The azure lakes and the closeness of the Piska Forest, with its diversified flora and fauna, have helped Ruciane-Nida to develop into a bustling centre for recreation and water sports, one of the busiest in the Great Masurian Lake District. For many years now the town has been a mecca for sailors from all over the country and beyond. You will find several attractive sites within the vicinity, some of which can be reached on foot while others involve travelling by bus or train. However, the most popular mode of moving about is on water, by river or canal.
Visitors to Ruciane-Nida have a number of options when it comes to choosing a place to stay, depending on budget and preference. There are a number of holiday camps, hotels, guesthouses, B&Bs and campsites in the town. Worthy of note is the fact that the community of Ruciane-Nida has the largest tourist and leisure base in the north east of Poland. The town also offers a wide choice of taverns, bars and locally run pizzerias, perfect if you are in the mood for a tasty and yet inexpensive meal in a cosy environment.
A number of trails have been created through the scenic landscape, making the vicinity of Ruciane-Nida an ideal location for walking, cycling, kayaking and sailing. Many parts of the Piska Forest are easily accessible by bicycle, and you can experience the water trails on your own or take an enjoyable leisure cruise. The area is also home to several stud farms.
A major site to see is the forester’s lodge in Pranie, which is located about 5 km away from Ruciane-Nida. It once belonged to the Polish poet, Konstanty Ildefons Galczynski, and here he created some of his best-known works. In 1980 the lodge was turned into a museum in his memory, and now there are concerts and meetings with poetry held here every summer.
Ruciane-Nida is a town in the Suwalki province, located on the southern edge of the Land of the Great Masurian Lakes. From here it is 70 km to Elk, 90 km to Olsztyn and 210 km to Warsaw. Ruciane-Nida has a population of approximately 5,500 and covers an area of 17.7 km2.
The town is situated on the Mazurska Plain near two lakes, the Guzianka Wielka and the Nidzkie, both part of the Masurian Landscape Park. The latter lake is vast: it covers about 1020 ha and it has thirteen islands, and is surrounded on all sides by mixed coniferous and deciduous trees of the Piska Forest.

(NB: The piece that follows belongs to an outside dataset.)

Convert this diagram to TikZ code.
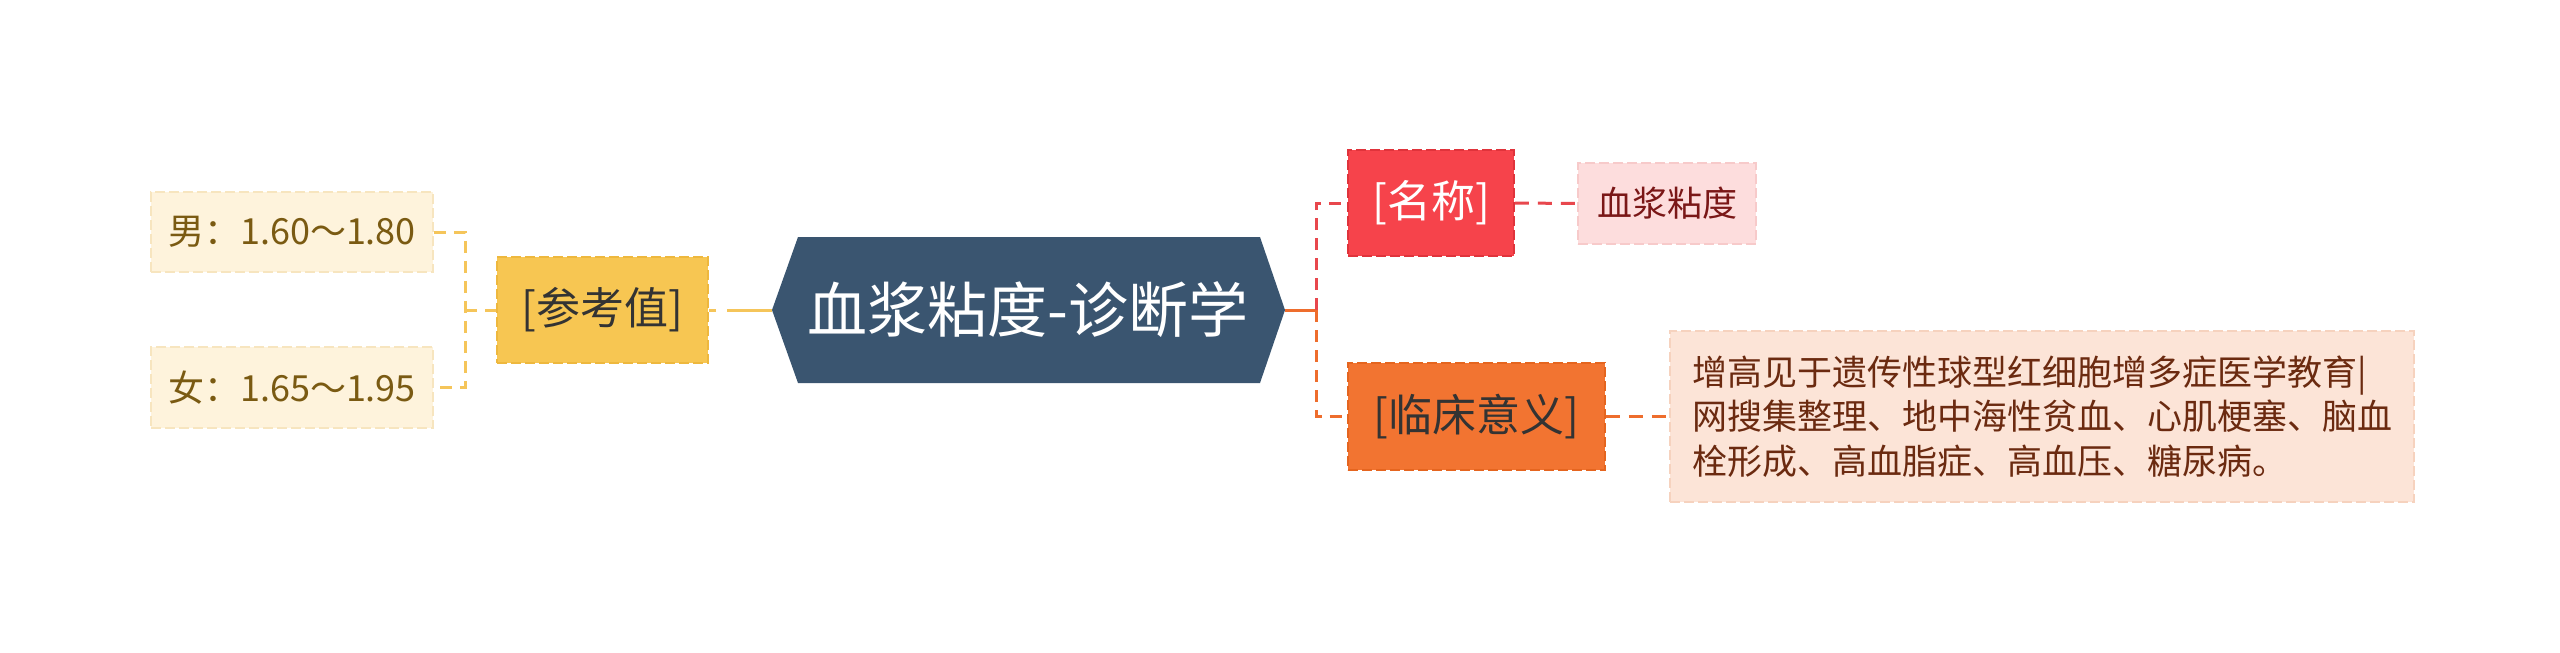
\documentclass[tikz,border=0pt]{standalone}
\usepackage{fontspec}
\setmainfont{Noto Sans CJK SC}
\definecolor{hexfill}{HTML}{3A5570}
\definecolor{ylw}{HTML}{F7C652}
\definecolor{ylwline}{HTML}{F5C55A}
\definecolor{ylwbd}{HTML}{EEB83E}
\definecolor{cream}{HTML}{FEF3DC}
\definecolor{creambd}{HTML}{F7E5BF}
\definecolor{creamtxt}{HTML}{7A5A12}
\definecolor{redf}{HTML}{F6434B}
\definecolor{redbd}{HTML}{E0333B}
\definecolor{redline}{HTML}{E8474D}
\definecolor{pinkf}{HTML}{FDDDDD}
\definecolor{pinkbd}{HTML}{F7CACA}
\definecolor{pinktxt}{HTML}{7A1717}
\definecolor{orf}{HTML}{F27431}
\definecolor{orbd}{HTML}{E5651F}
\definecolor{orline}{HTML}{EE6D2D}
\definecolor{peachf}{HTML}{FCE4D7}
\definecolor{peachbd}{HTML}{F6D2BE}
\definecolor{peachtxt}{HTML}{6B2A10}
\definecolor{darktxt}{HTML}{333333}
\begin{document}
\begin{tikzpicture}[x=1pt,y=-1pt,
  boxbase/.style={draw, dash pattern=on 10pt off 4pt, line width=1.6pt, inner sep=0pt, align=center},
  leafL/.style={boxbase, fill=cream, draw=creambd, text=creamtxt, font=\fontsize{36}{44}\selectfont, minimum width=282pt},
  lvlone/.style={boxbase, font=\fontsize{44}{52}\selectfont, minimum height=106pt},
  conn/.style={line width=3pt, dash pattern=on 14pt off 9pt},
  vconn/.style={line width=3pt, dash pattern=on 12pt off 8pt}]
\fill[white] (0,0) rectangle (2560,653);
\useasboundingbox (0,0) rectangle (2560,653);

% left leaves
\node[leafL, minimum height=80pt] (m) at (292,232) {男：1.60～1.80};
\node[leafL, minimum height=81pt] (f) at (292,387.5) {女：1.65～1.95};
% level one left
\node[lvlone, fill=ylw, draw=ylwbd, text=darktxt, minimum width=211pt] (ref) at (602.5,310) {[参考值]};

% root hexagon
\coordinate (rootW) at (772,310);
\coordinate (rootE) at (1285,310);
\fill[hexfill] (rootW) -- (798,237) -- (1260,237) -- (rootE) -- (1260,383) -- (798,383) -- cycle;
\node[text=white, font=\fontsize{60}{70}\selectfont, inner sep=0pt] (root) at (1028,310) {血浆粘度-诊断学};

% right level one
\node[lvlone, fill=redf, draw=redbd, text=white, minimum width=166pt] (name) at (1431,203) {[名称]};
\node[lvlone, fill=orf, draw=orbd, text=darktxt, minimum width=257pt, minimum height=107pt] (clin) at (1476.5,416.5) {[临床意义]};

% right leaves
\node[boxbase, fill=pinkf, draw=pinkbd, text=pinktxt, font=\fontsize{35}{44}\selectfont, minimum width=178pt, minimum height=81pt] (nameleaf) at (1667,203.5) {血浆粘度};
\node[boxbase, fill=peachf, draw=peachbd, text=peachtxt, font=\fontsize{35}{44.5}\selectfont, align=left, minimum width=744pt, minimum height=171pt] (clinleaf) at (2042,416.5) {增高见于遗传性球型红细胞增多症医学教育|\\网搜集整理、地中海性贫血、心肌梗塞、脑血\\栓形成、高血脂症、高血压、糖尿病。};

% left connectors
\coordinate (lj) at (465,310);
\draw[vconn, draw=ylwline] (m.east) -| (lj) |- (f.east);
\draw[vconn, draw=ylwline] (lj) -- (ref.west);
\draw[line width=3pt, draw=ylwline, dash pattern=on 45pt off 11pt] (rootW) -- (ref.east);

% right connectors
\coordinate (rj) at (1316,310);
\draw[line width=3pt, draw=orline] (rootE) -- (rj);
\draw[vconn, draw=redline] (rj) |- (name.west);
\draw[vconn, draw=orline] (rj) |- (clin.west);
\draw[conn, draw=redline] (name.east) -- (nameleaf.west);
\draw[conn, draw=orline] (clin.east) -- (clinleaf.west);
\end{tikzpicture}
\end{document}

The woodlands regulate the local climate, which is dictated by a mixture of continental and oceanic influences, but as the former are more prevalent, the climate here is milder than might be expected of the area.
The first certain traces of settlers in what today is the town and community of Ruciane-Nida go back to the 2nd century A.D. At the time the area was inhabited by the tribe called the Galinds.

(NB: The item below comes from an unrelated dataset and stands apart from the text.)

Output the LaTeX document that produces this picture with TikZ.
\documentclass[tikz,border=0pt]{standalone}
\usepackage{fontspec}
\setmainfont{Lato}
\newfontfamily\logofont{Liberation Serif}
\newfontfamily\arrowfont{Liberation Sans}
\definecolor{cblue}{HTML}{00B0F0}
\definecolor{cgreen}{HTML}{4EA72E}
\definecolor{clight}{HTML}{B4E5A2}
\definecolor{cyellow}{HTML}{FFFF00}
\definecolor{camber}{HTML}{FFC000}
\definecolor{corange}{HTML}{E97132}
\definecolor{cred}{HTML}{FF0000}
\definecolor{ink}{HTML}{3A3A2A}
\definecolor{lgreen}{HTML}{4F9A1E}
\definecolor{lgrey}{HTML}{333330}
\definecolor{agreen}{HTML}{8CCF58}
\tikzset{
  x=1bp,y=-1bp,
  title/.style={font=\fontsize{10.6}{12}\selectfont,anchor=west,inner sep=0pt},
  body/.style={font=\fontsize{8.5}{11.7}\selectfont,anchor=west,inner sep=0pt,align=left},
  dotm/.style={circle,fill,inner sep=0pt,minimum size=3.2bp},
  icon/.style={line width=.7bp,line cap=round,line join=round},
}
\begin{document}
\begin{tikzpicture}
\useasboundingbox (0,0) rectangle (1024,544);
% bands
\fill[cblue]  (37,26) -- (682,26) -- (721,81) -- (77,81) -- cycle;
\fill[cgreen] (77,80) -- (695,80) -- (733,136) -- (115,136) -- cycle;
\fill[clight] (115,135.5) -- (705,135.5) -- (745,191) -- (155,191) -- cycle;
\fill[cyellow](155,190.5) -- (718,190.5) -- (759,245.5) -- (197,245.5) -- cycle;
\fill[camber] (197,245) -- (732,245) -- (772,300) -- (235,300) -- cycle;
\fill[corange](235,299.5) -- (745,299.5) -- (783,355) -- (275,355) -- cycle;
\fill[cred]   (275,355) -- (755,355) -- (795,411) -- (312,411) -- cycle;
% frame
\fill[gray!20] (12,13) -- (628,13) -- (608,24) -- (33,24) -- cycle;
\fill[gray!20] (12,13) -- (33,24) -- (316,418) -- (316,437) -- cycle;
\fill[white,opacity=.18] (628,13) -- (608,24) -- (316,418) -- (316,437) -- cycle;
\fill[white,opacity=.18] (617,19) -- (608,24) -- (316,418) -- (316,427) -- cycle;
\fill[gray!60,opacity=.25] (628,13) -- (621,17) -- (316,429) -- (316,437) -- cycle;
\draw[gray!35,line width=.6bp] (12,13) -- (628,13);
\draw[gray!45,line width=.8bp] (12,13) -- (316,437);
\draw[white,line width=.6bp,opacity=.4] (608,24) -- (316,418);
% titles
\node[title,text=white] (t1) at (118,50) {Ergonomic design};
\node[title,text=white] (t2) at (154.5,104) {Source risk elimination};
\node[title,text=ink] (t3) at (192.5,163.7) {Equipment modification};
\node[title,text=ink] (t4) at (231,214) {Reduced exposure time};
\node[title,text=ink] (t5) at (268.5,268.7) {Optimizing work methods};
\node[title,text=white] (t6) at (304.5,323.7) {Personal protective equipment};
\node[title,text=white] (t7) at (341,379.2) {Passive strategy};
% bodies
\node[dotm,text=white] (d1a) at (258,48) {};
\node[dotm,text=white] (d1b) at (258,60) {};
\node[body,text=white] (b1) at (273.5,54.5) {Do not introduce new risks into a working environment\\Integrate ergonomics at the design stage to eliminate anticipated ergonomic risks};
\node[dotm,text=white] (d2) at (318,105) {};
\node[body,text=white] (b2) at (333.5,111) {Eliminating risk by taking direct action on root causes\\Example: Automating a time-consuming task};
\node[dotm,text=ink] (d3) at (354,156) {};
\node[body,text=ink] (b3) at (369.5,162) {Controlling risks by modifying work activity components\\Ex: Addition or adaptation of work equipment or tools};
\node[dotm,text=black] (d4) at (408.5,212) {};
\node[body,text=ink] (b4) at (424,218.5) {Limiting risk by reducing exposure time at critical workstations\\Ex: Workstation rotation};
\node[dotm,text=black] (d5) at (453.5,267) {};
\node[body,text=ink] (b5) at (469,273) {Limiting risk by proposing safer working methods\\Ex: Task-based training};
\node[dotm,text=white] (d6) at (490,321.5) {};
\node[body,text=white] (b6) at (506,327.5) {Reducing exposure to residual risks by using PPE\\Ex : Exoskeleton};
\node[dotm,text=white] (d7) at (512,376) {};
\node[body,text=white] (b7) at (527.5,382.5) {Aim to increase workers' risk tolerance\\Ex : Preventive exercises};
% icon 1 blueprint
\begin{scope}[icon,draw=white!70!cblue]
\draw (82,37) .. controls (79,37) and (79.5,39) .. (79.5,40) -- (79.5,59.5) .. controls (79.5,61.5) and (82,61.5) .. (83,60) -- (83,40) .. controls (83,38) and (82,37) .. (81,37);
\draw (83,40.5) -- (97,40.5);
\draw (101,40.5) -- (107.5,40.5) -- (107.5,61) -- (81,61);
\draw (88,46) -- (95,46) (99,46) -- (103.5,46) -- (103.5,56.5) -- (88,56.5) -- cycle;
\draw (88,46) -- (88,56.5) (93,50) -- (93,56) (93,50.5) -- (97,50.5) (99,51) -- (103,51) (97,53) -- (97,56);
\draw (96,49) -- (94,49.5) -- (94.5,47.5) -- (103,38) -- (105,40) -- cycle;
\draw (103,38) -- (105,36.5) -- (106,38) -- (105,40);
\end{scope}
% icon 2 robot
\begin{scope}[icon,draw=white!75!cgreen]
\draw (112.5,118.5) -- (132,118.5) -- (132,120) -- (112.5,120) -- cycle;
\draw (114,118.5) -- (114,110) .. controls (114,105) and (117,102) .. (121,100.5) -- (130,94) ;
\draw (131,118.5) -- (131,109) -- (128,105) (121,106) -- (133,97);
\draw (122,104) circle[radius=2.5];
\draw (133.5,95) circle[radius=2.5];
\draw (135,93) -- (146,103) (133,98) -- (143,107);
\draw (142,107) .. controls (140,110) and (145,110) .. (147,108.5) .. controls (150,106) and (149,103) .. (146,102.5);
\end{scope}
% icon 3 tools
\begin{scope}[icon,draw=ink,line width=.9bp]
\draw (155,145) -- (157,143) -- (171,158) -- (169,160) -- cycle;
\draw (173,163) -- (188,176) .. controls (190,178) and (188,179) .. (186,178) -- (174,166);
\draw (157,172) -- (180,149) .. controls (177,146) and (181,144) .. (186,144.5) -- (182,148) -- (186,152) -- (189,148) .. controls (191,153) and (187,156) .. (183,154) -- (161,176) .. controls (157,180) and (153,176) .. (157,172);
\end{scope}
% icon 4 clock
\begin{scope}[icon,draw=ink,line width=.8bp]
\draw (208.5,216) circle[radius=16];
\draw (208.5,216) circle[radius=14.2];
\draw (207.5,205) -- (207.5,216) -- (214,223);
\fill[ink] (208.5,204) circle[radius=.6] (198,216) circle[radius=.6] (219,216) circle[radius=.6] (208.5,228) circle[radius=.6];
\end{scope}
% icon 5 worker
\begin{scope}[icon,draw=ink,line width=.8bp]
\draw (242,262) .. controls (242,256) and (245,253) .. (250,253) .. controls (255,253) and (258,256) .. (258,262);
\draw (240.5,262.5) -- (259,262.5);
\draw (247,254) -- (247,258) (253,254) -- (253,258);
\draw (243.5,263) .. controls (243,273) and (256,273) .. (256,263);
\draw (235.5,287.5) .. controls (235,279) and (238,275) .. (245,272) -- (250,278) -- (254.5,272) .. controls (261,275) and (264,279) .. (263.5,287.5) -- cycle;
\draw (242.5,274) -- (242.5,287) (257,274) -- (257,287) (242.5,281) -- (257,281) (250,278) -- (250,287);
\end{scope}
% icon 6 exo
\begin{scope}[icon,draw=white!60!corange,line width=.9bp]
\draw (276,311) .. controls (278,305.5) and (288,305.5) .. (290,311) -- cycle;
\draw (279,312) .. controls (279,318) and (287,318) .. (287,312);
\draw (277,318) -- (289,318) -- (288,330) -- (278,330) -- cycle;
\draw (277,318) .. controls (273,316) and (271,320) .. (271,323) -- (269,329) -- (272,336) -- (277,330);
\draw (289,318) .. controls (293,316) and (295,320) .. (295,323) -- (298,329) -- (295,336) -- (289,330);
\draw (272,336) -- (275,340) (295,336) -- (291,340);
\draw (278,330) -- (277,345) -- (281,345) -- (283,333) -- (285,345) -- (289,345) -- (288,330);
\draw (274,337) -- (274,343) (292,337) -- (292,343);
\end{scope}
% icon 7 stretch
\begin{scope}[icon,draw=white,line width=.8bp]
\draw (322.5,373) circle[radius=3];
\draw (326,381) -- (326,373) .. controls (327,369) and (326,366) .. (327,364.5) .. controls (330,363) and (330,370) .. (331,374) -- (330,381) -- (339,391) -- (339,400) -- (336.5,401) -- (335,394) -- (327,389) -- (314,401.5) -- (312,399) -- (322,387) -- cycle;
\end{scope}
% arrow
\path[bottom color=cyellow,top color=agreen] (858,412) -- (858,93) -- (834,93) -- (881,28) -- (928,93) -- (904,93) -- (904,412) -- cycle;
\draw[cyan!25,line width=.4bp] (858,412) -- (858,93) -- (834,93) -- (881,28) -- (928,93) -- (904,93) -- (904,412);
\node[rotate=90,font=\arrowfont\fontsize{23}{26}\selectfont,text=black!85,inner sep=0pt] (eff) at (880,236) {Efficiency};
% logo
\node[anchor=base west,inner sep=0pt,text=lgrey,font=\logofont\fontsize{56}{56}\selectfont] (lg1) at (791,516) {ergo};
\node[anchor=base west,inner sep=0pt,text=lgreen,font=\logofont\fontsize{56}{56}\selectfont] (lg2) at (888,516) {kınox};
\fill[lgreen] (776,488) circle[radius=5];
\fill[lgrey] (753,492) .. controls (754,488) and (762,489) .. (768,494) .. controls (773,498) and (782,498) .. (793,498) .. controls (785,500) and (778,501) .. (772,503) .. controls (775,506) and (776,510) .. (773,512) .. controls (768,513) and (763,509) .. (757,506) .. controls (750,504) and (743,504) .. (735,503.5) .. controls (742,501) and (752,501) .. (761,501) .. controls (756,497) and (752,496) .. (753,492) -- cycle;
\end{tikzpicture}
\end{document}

The Teutonic Knights came to settle here in the 13th century, after the conquests in the years 1253-1254. Soon afterwards, a policy of settlement was inaugurated that reached its peak after the Peace Treaty at Lake Melno was signed in 1422. The treaty defined the borders between the Teutonic Order, and the Polish and the Lithuanian states.
Following the Prussian Homage in 1525, the region of today’s Ruciane-Nida was incorporated into a secular Prussian state, which was a fief of Poland. The policy of settlement was still being pursued by the Prussian rulers, yet the area remained sparsely populated until the 18th century. This resulted primarily from Tatar and Lithuanian raids, as well as the natural calamities that frequently occurred here. Villages deriving their names from those of their founders began to dot the landscape from 1830. Hermitages and monasteries were built, as well as normal dwellings.

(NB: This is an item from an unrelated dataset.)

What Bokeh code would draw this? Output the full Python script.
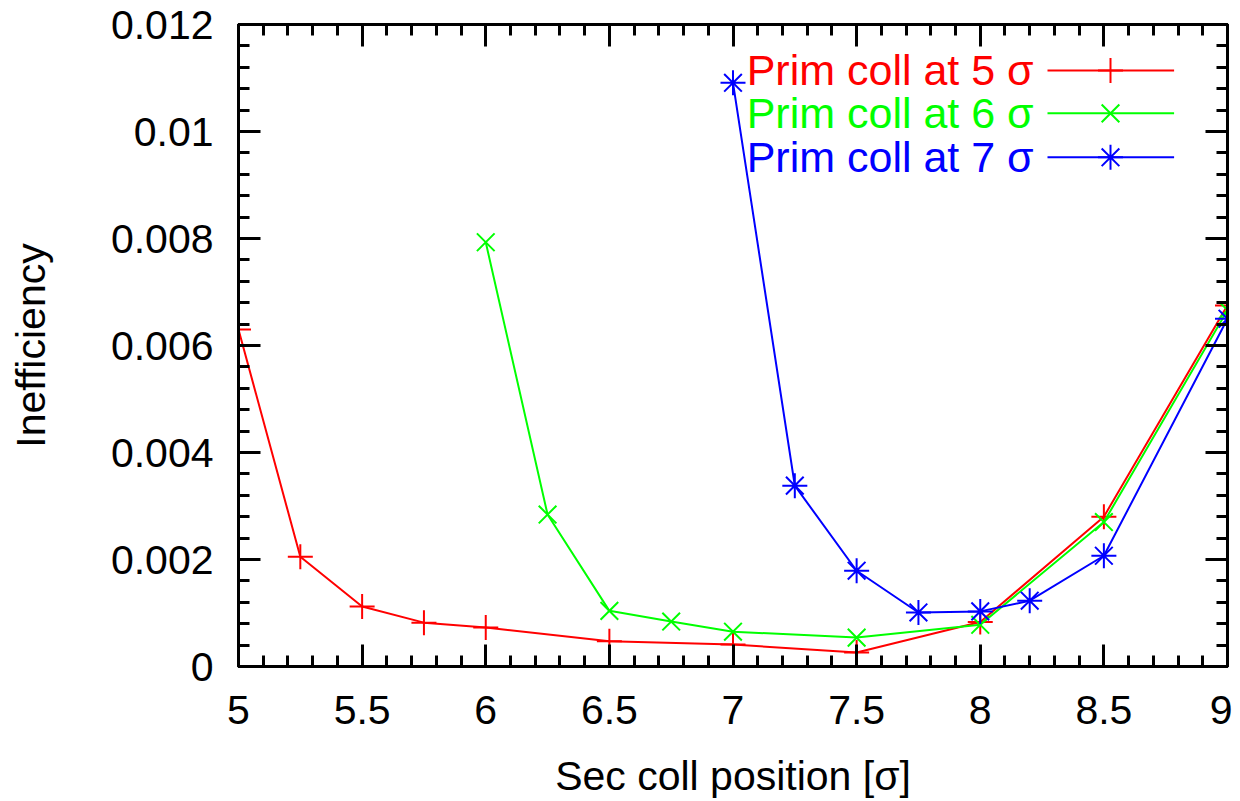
import numpy as np
from bokeh.plotting import figure
from bokeh.models import (Range1d, LinearAxis, FixedTicker, NumeralTickFormatter,
                          Label)
from bokeh.embed import file_html
from bokeh.resources import INLINE

# ---- data ----
x5 = [5.0, 5.25, 5.5, 5.75, 6.0, 6.5, 7.0, 7.5, 8.0, 8.5, 9.0]
y5 = [0.0063, 0.00205, 0.00112, 0.00082, 0.00073, 0.00047, 0.00041, 0.00026, 0.00083, 0.0028, 0.00675]
x6 = [6.0, 6.25, 6.5, 6.75, 7.0, 7.5, 8.0, 8.5, 9.0]
y6 = [0.00793, 0.00284, 0.00104, 0.00084, 0.00065, 0.00054, 0.00078, 0.0027, 0.00666]
x7 = [7.0, 7.25, 7.5, 7.75, 8.0, 8.2, 8.5, 9.0]
y7 = [0.01091, 0.00338, 0.00179, 0.00101, 0.00103, 0.00123, 0.00207, 0.0065]

series = [
    ("Prim coll at 5 σ", x5, y5, "#ff0000", "cross"),
    ("Prim coll at 6 σ", x6, y6, "#00ff00", "x"),
    ("Prim coll at 7 σ", x7, y7, "#0000ff", "asterisk"),
]

x_ticks = [5, 5.5, 6, 6.5, 7, 7.5, 8, 8.5, 9]
y_ticks = [0, 0.002, 0.004, 0.006, 0.008, 0.01, 0.012]

FONT = "Liberation Sans"

p = figure(width=1232, height=801, output_backend="svg", toolbar_location=None,
           x_range=Range1d(5, 9), y_range=Range1d(0, 0.012),
           x_axis_label="Sec coll position [σ]", y_axis_label="Inefficiency")
p.min_border_left = 238
p.min_border_right = 5
p.min_border_top = 24
p.min_border_bottom = 128
p.grid.visible = False
p.outline_line_color = "black"
p.outline_line_width = 3
p.background_fill_color = "white"
p.border_fill_color = "white"

xminor = list(np.round(np.arange(5, 9.0001, 0.1), 4))
yminor = list(np.round(np.arange(0, 0.01201, 0.0004), 6))
xt = FixedTicker(ticks=x_ticks, minor_ticks=xminor)
yt = FixedTicker(ticks=y_ticks, minor_ticks=yminor)


def style_axis(ax, ticker, fmt, show_labels):
    ax.ticker = ticker
    ax.formatter = NumeralTickFormatter(format=fmt)
    ax.axis_line_width = 3
    ax.major_tick_line_width = 3
    ax.minor_tick_line_width = 3
    ax.major_tick_in = 22
    ax.major_tick_out = 0
    ax.minor_tick_in = 11
    ax.minor_tick_out = 0
    ax.major_label_text_font = FONT
    ax.major_label_text_font_size = "41px"
    ax.major_label_text_color = "black"
    ax.axis_label_text_font = FONT
    ax.axis_label_text_font_size = "41px"
    ax.axis_label_text_font_style = "normal"
    ax.axis_label_text_color = "black"
    if not show_labels:
        ax.major_label_text_font_size = "0px"
        ax.major_label_text_alpha = 0


style_axis(p.xaxis[0], xt, "0.[0]", True)
style_axis(p.yaxis[0], yt, "0.[000]", True)
p.xaxis[0].major_label_standoff = 29
p.xaxis[0].axis_label_standoff = 26
p.yaxis[0].major_label_standoff = 25
p.yaxis[0].axis_label_standoff = 54

top = LinearAxis()
style_axis(top, xt, "0.[0]", False)
right = LinearAxis()
style_axis(right, yt, "0.[000]", False)
p.add_layout(top, "above")
p.add_layout(right, "right")

for name, xs, ys, col, mk in series:
    p.line(xs, ys, line_color=col, line_width=2)
    p.scatter(xs, ys, marker=mk, size=25, line_color=col, line_width=2, fill_color=None)

# legend (text left, sample right), placed in frame-fraction coordinates
p.extra_x_ranges = {"leg": Range1d(0, 1)}
p.extra_y_ranges = {"leg": Range1d(0, 1)}
rows = [0.9285, 0.8616, 0.7932]
for (name, xs, ys, col, mk), ry in zip(series, rows):
    p.add_layout(Label(x=0.804, y=ry, x_range_name="leg", y_range_name="leg",
                       text=name, text_color=col, text_font=FONT,
                       text_font_size="43px", text_align="right",
                       text_baseline="middle"))
    p.line([0.818, 0.946], [ry, ry], x_range_name="leg", y_range_name="leg",
           line_color=col, line_width=2)
    p.scatter([0.8817], [ry], x_range_name="leg", y_range_name="leg",
              marker=mk, size=25, line_color=col, line_width=2, fill_color=None)

open("out.html", "w").write(file_html(p, INLINE))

The village of Nida was established in 1699 on the site of a former fishing village and a mill located by the river Nidka. Its inhabitants lived on fishing as well as the production of pitch and wood coal. In Ruciane, on the other hand, the first manufacturing plants had been set up as early as the 14th century. A forester’s lodge and a small forest settlement existed there in the first half of the 19th century.
In the second half of the 19th century there was a real enhancement in local communication when, between 1866 and 1869, a road was built to link Ruciane with Pisz, and then in the years 1883-1885 a railway line was created between Olsztyn and Elk, with a station in Ruciane. Another big event in the life of Ruciane was the opening of a railway connection with Mragowo in 1898. At the dawn of the 19th century a waterway from Gizycko to Mikolajki, Ruciane and Pisz took shape, spurring the growth of tourism in Ruciane. After World War I Ruciane welcomed about 12,000 visitors annually, which made it one of the most important tourist resorts in the area of former East Prussia. The first mobile sawmill came into use in Wejsuny in the period after World War II, followed by the rebuilding of the sawmills in Ruciane and in Nida.
In the years 1949-1963, factories producing hardboards were located near Nida and began operations one after another, which was of great importance for the development of both Nida and Ruciane. It was only natural that in 1966 the two villages were joined into one town, called Ruciane-Nida.